• _Aim_: Look through the listing and locate every line containing the word "this"; copy those lines.

══ Dataset content ══

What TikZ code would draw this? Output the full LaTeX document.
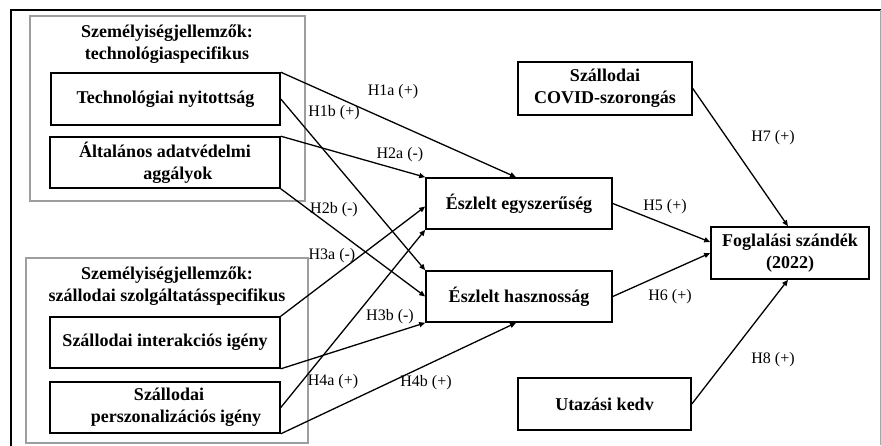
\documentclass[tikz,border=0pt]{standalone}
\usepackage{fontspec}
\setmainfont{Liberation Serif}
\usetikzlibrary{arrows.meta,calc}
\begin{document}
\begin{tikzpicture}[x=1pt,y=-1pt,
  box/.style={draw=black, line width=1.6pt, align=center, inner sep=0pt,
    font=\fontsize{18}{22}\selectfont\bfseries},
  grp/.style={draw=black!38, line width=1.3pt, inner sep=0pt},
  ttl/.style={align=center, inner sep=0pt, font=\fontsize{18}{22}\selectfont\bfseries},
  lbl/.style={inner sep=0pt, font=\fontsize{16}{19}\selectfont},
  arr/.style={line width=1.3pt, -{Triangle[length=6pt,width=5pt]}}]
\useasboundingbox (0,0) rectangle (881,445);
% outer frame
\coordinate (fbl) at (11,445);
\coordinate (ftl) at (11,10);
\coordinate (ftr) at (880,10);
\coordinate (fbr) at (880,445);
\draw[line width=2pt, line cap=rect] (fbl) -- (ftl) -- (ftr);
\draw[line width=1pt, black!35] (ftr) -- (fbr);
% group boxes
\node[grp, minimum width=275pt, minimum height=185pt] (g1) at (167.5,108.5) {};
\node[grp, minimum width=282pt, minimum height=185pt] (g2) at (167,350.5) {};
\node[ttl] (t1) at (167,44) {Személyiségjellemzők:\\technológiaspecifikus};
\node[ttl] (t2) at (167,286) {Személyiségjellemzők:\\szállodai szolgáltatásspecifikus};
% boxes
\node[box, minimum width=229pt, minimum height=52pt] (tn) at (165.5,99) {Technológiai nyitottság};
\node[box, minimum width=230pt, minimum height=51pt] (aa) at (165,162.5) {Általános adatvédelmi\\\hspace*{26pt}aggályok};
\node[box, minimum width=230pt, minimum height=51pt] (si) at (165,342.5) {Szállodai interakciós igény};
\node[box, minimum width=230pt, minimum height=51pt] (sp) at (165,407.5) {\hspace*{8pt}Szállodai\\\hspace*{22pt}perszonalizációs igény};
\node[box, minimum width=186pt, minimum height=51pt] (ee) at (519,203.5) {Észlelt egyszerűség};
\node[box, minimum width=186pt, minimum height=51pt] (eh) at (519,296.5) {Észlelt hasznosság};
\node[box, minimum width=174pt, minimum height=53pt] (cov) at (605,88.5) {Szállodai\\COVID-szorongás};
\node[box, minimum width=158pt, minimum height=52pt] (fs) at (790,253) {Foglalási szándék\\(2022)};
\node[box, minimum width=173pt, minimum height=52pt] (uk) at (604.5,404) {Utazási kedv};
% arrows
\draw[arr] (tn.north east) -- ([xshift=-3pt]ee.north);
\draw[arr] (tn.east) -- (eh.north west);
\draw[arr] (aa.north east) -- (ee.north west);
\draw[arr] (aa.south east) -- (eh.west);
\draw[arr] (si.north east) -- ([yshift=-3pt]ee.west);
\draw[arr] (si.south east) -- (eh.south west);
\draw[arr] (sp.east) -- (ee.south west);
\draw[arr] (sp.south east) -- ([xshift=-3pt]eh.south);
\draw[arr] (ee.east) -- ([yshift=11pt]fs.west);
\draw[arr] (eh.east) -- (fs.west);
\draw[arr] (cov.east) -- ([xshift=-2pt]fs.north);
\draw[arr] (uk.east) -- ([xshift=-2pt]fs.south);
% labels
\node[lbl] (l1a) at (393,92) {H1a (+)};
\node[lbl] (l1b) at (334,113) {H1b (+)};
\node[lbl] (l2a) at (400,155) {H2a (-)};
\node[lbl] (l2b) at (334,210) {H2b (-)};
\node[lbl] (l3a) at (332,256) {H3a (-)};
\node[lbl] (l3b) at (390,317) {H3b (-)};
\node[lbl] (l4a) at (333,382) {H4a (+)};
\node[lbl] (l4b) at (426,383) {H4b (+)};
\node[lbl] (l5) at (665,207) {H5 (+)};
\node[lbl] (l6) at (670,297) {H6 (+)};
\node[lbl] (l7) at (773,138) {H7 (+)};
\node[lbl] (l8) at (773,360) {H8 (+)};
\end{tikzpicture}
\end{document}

═══
══ Dataset content ══

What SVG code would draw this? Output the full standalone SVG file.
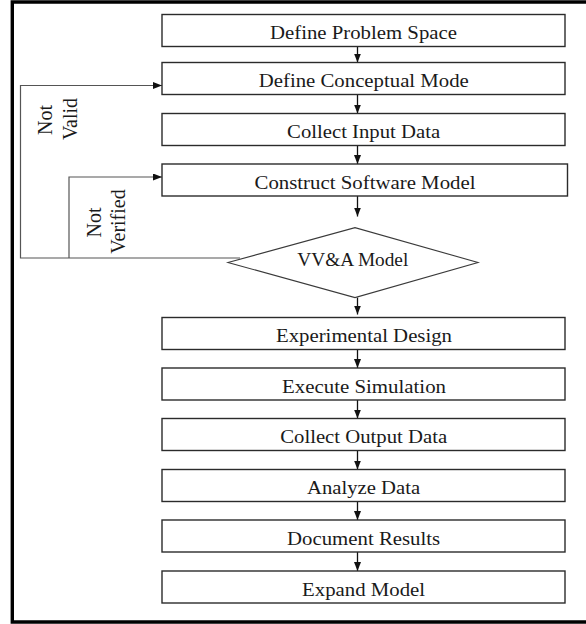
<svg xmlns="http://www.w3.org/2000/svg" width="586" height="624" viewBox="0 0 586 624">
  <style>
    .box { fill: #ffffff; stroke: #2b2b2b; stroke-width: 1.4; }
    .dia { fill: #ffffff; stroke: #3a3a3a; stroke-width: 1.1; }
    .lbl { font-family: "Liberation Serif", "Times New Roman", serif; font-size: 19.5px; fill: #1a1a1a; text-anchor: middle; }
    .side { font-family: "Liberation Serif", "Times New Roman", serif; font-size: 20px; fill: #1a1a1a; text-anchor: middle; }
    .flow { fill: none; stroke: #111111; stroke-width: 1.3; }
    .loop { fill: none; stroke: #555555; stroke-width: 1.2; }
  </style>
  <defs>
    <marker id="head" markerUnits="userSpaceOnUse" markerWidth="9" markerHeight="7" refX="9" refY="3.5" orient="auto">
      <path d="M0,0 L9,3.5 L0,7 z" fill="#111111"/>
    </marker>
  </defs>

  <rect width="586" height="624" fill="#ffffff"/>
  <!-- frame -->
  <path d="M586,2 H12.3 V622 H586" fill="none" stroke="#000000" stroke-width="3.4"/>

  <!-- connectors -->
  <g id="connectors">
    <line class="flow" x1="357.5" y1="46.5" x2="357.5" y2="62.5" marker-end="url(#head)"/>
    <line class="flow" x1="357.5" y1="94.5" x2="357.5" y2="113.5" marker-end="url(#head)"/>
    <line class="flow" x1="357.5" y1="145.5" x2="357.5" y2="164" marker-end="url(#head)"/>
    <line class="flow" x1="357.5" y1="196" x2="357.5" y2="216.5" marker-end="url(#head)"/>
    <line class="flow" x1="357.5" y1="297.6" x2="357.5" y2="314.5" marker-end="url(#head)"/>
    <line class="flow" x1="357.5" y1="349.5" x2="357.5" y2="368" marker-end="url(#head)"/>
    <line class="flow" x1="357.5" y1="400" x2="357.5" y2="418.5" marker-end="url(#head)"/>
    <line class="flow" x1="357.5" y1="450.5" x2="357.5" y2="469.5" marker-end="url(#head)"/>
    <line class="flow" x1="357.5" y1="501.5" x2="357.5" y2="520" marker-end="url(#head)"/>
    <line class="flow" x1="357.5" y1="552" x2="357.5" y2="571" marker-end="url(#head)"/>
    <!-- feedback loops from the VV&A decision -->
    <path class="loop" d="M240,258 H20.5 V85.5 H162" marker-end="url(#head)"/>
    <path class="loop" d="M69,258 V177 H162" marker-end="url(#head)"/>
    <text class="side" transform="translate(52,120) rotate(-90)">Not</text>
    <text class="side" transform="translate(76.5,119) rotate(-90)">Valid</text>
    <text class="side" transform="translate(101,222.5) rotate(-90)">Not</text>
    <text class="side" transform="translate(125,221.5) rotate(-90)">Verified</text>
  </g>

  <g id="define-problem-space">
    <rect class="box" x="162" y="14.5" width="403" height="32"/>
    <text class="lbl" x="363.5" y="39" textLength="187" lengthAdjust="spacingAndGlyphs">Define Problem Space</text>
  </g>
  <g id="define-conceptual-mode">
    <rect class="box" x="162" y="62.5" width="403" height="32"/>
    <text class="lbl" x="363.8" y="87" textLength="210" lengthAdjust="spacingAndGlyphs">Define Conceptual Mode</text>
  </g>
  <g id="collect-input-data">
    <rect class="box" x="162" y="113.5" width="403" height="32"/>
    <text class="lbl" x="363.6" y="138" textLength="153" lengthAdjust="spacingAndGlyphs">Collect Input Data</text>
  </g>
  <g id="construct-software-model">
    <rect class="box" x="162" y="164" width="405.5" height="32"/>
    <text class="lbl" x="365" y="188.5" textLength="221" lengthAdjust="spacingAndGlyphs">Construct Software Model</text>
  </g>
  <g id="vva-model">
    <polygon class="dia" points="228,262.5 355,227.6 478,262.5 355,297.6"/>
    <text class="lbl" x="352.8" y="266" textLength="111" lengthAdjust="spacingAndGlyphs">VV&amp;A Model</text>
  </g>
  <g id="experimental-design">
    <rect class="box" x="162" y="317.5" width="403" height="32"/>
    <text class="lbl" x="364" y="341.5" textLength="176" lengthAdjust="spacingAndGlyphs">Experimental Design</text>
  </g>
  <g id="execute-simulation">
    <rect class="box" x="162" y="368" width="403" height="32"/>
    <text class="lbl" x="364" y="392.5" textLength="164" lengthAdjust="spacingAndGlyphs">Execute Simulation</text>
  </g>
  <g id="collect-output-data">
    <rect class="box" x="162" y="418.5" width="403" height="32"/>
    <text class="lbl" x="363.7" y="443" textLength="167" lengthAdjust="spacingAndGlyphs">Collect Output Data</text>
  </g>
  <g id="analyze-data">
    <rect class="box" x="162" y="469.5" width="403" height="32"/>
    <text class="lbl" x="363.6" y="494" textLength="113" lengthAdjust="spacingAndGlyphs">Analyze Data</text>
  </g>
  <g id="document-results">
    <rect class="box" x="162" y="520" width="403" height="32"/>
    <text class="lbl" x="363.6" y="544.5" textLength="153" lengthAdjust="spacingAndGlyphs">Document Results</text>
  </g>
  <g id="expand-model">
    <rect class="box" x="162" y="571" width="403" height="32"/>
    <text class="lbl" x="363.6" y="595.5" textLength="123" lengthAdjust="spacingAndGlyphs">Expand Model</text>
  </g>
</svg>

═══
══ Dataset content ══

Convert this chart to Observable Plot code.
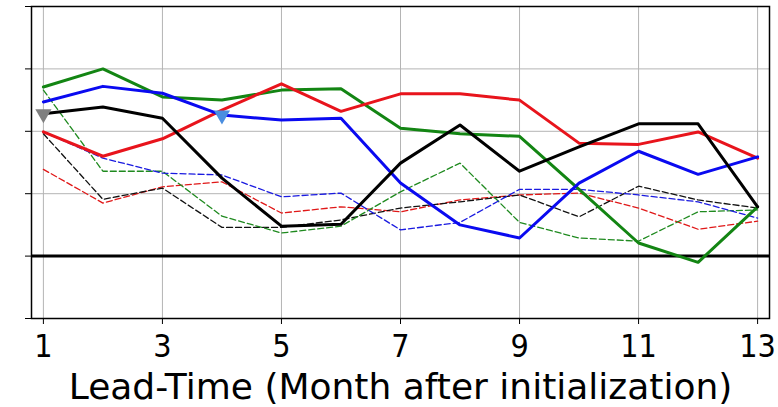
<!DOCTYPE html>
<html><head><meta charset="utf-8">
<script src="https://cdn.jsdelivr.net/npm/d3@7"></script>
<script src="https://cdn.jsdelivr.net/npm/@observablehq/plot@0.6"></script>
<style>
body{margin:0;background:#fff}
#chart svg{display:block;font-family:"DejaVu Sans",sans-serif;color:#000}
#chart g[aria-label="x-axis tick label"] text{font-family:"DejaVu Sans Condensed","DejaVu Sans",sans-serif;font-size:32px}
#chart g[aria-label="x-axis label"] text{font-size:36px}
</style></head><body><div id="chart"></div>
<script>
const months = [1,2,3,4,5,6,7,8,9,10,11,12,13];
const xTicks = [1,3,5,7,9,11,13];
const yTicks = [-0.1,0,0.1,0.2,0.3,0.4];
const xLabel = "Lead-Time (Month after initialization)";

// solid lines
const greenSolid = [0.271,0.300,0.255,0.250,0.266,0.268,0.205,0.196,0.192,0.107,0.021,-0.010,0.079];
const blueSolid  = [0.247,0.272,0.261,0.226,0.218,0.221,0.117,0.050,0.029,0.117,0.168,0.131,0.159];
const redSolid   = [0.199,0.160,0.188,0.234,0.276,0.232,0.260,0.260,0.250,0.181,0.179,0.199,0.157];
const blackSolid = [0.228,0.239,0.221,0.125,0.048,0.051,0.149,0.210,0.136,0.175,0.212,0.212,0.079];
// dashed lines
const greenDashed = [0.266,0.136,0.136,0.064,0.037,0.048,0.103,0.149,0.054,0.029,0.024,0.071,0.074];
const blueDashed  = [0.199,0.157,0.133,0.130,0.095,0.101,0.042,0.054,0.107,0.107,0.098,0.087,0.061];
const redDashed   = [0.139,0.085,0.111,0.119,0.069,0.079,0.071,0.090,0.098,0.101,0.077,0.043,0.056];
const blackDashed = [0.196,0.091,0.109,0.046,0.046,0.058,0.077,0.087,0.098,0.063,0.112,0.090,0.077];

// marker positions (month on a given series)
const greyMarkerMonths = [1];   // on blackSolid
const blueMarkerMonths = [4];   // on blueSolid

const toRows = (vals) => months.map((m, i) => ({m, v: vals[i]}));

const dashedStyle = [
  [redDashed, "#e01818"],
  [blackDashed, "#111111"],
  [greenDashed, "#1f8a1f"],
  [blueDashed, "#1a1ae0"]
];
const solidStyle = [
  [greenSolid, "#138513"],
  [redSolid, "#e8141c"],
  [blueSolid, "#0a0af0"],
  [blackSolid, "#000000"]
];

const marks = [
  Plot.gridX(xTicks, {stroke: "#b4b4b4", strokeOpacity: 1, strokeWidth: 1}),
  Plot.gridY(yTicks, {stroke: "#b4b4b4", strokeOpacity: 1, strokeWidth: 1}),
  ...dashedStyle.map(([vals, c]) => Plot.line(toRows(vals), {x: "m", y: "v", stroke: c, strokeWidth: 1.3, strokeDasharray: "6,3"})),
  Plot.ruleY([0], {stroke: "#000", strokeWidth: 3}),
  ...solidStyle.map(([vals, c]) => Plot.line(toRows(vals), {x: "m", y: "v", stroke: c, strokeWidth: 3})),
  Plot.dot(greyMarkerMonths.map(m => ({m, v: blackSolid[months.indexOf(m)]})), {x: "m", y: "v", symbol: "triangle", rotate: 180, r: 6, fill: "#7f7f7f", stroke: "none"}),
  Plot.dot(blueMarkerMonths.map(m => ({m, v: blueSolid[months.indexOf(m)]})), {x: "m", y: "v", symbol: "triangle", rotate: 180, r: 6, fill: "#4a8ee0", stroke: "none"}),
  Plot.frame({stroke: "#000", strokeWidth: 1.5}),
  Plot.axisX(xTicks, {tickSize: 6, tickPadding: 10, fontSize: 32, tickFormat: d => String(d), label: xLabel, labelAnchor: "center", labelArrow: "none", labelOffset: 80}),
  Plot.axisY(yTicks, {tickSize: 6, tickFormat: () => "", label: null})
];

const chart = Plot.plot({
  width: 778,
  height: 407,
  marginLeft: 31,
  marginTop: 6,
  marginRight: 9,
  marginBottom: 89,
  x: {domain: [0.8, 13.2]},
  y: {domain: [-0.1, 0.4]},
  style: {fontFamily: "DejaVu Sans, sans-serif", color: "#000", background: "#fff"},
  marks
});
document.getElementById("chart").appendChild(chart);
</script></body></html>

═══

• _Result_:
What TikZ code would draw this? Output the full LaTeX document.
What SVG code would draw this? Output the full standalone SVG file.
Convert this chart to Observable Plot code.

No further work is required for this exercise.